State attorneys asked a three-judge 7th Circuit panel during oral arguments on Friday to immediately reinstate the law.
Van Hollen's appeal remains in play, however. The judges say they'll issue a ruling on the merits later.
Here's a look at the forms of ID that are acceptable:
In April, the state's voter ID law was ruled unconstitutional, and a stay was issued.
Attorney General J.B. Van Hollen appealed to overturn that ruling. Meanwhile, state attorneys asked a panel of judges to lift the stay, and allow the law to go into effect -- prior to the November elections.
In response to the Director of the Government Accountability Board, Kevin Kennedy issued a statement:
"We are taking every step to fully implement the voter photo ID law for the November general election. We are now focused on communicating with local election officials and voters, and will have more information about the details next week."
The judges will determine the merits of attorney general Van Hollen's appeal at a later date, but as of this afternoon Wisconsin voters will need to show a photo ID in order to cast their ballots.
Voter ID opponents are outraged, saying it unnecessarily burdens people lacking birth certificates or proper identification.
"For many voters this requires scores of hours of time and expenditures of money just to navigate your way through the various governmental bureaucracies just to get a voter ID," said Attorney, Richard Saks.

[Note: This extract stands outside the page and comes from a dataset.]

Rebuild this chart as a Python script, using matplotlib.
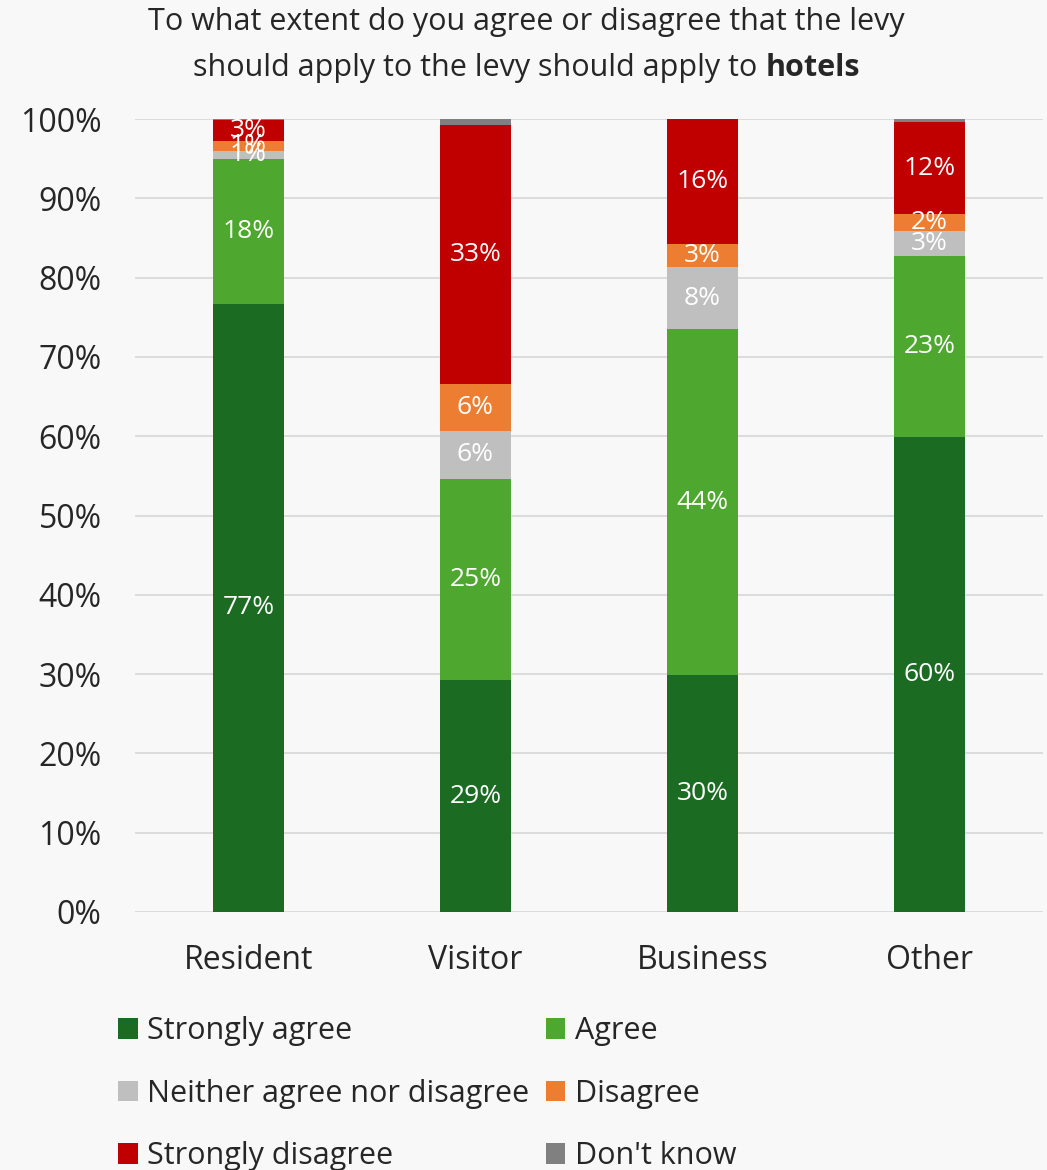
import matplotlib
matplotlib.use("Agg")
import matplotlib.pyplot as plt
import numpy as np

plt.rcParams['font.family'] = ['Open Sans', 'DejaVu Sans']

# data (percent of respondents)
groups = ['Resident', 'Visitor', 'Business', 'Other']
answers = ['Strongly agree', 'Agree', 'Neither agree nor disagree',
           'Disagree', 'Strongly disagree', "Don't know"]
strongly_agree = [76.7, 29.2, 29.9, 59.9]
agree = [18.3, 25.4, 43.6, 22.8]
neither = [1.0, 6.1, 7.8, 3.2]
disagree = [1.2, 5.9, 2.9, 2.1]
strongly_disagree = [2.7, 32.6, 15.8, 11.6]
dont_know = [0.1, 0.8, 0.0, 0.4]

colors = ['#1B6B23', '#4EA72E', '#BFBFBF', '#ED7D31', '#C00000', '#808080']
bg = '#F8F8F8'
txt = '#262626'

series = [strongly_agree, agree, neither, disagree, strongly_disagree, dont_know]

fig = plt.figure(figsize=(10.47, 11.7), dpi=100, facecolor=bg)
ax = fig.add_axes([135/1047, 1 - 912/1170, (1043-135)/1047, (912-119)/1170])
ax.set_facecolor(bg)

x = np.arange(len(groups))
bottom = np.zeros(len(groups))
for name, vals, c in zip(answers, series, colors):
    vals = np.array(vals)
    ax.bar(x, vals, 0.317, bottom=bottom, color=c, label=name, zorder=3)
    if name != "Don't know":
        for xi, b, v in zip(x, bottom, vals):
            if v > 0:
                ax.text(xi, b + v / 2, f"{v:.0f}%", ha='center', va='center',
                        color='white', fontsize=19, zorder=4)
    bottom += vals

ax.set_xlim(-0.5, 3.5)
ax.set_ylim(0, 100)
ax.set_yticks(np.arange(0, 101, 10))
ax.set_yticklabels([f"{v}%" for v in range(0, 101, 10)])
ax.set_xticks(x)
ax.set_xticklabels(groups)
ax.tick_params(axis='both', length=0, labelsize=23, colors=txt)
ax.tick_params(axis='x', pad=23)
ax.tick_params(axis='y', pad=24)
ax.grid(axis='y', color='#D9D9D9', linewidth=1.3, zorder=0)
for s in ax.spines.values():
    s.set_visible(False)

# title, last word in bold
fig.text(0.503, 1 - 22/1170, "To what extent do you agree or disagree that the levy",
         ha='center', va='center', fontsize=22, color=txt)
t1 = fig.text(0, 1 - 68/1170, "should apply to the levy should apply to ",
              ha='left', va='center', fontsize=22, color=txt)
t2 = fig.text(0, 1 - 68/1170, "hotels", ha='left', va='center', fontsize=22,
              color=txt, fontweight='bold')
r = fig.canvas.get_renderer()
w1 = t1.get_window_extent(r).width / fig.bbox.width
w2 = t2.get_window_extent(r).width / fig.bbox.width
x0 = 0.503 - (w1 + w2) / 2
t1.set_x(x0)
t2.set_x(x0 + w1)

handles, labels = ax.get_legend_handles_labels()
order = [0, 2, 4, 1, 3, 5]
fig.legend([handles[i] for i in order], [labels[i] for i in order],
           ncol=2, loc='upper left', bbox_to_anchor=(103/1047, 1 - 1001/1170),
           frameon=False, fontsize=22, handlelength=0.65, handleheight=0.65,
           handletextpad=0.3, columnspacing=0.53, labelspacing=1.06,
           borderpad=0, labelcolor=txt)

fig.savefig('out.png', dpi=100, facecolor=bg)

Those in favor of the law say it helps stop voter fraud.
"We don't want to block access to anyone from elections, but what we want to ensure is that anyone who is there to vote, is there legally to vote," said Republican State Senate from River Hills, Alberta Darling.
Something opponents disagree with and vow to continue to fight.
"We believe in voting, and the right to vote and making the vote available to everyone, so we will not be dissuaded from that effort," said Milwaukee NAACP President, James Hall.
While the judge's lifted what is known as a "stay," they did not make a final decision. They say that is coming in the future.
Governor Scott Walker released the following statement in response to the Seventh Circuit Court of Appeals ruling upholding Wisconsin's voter ID legislation:
"The ruling is a win for the electoral process and voters of Wisconsin. Voter ID is a common sense reform that protects the integrity of our voting process. It's important that voters have confidence in the system. Today's ruling makes it easier to vote and harder to cheat."
The following statement is from Mary Burke's camp regarding the ruling by the Seventh Circuit Court of Appeals:
"Mary Burke believes that every eligible voter who wants to cast a ballot, should have the freedom to do so. Today is another reminder of the clear choice in this Election. Governor Walker chooses to play politics on issue after issue, even on the most fundamental freedom of them all, the freedom to cast a ballot. Mary Burke is committed to common sense problem solving and getting results. That's the kind of Governor she'll be, and 53 days from now we're confident that voters will reject Gov. Walker's politics first approach and vote for a new direction with Mary Burke."
Attorney General J.B. Van Hollen issued the following statement after today's ruling by the Seventh District Court of Appeals:
"Today's decision is a victory for common sense, fair elections, and the right of every eligible voter to cast a vote that will count. This ruling vindicates the law and our efforts to ensure the policy of this state will be in effect for November's election. My staff and I will work with the Government Accountability Board to ensure every eligible voter will be able to cast a ballot."
Mayor Barrett issued a statement regarding today's decision on voter ID:
"We think this is a step back in time to the era prior to the Voting Rights Act that established fairness in elections. We continue to advocate with the legislature to encourage voter participation, not discourage it. There is a disparity in the population that will be most affected---people in poverty, students and seniors. While it is just 45 days prior to the Election, with an anticipated voter turnout comparable to a presidential election, the City of Milwaukee will be prepared and do everything to ensure its residents still have a smooth voting experience."
Kevin Kennedy, director and general counsel of the Government Accountability Board, issued this statement on the 7th Circuit Court of Appeals' order staying the injunction in the Wisconsin voter photo ID case:
“We are taking every step to fully implement the voter photo ID law for the November General Election. We are now focused on communicating with local election officials and voters, and will have more information about the details next week.”
Statement from Chris Ahmuty, ACLU of Wisconsin Executive Director:
"We are very disappointed in the damaging decision to lift the injunction against Voter ID, which will cause chaos and disruption for voters and elections workers for the November election. The state has not demonstrated it is prepared to make this new ID scheme work. The new procedures were presented at the last second and it is unclear whether or how they will work in time to ensure that eligible voters are actually able to vote. It has not demonstrated how it will train 1,852 municipal clerks and tens of thousands of poll workers, as well as notifying voters of the new rules. We will continue to review and closely monitor this decision."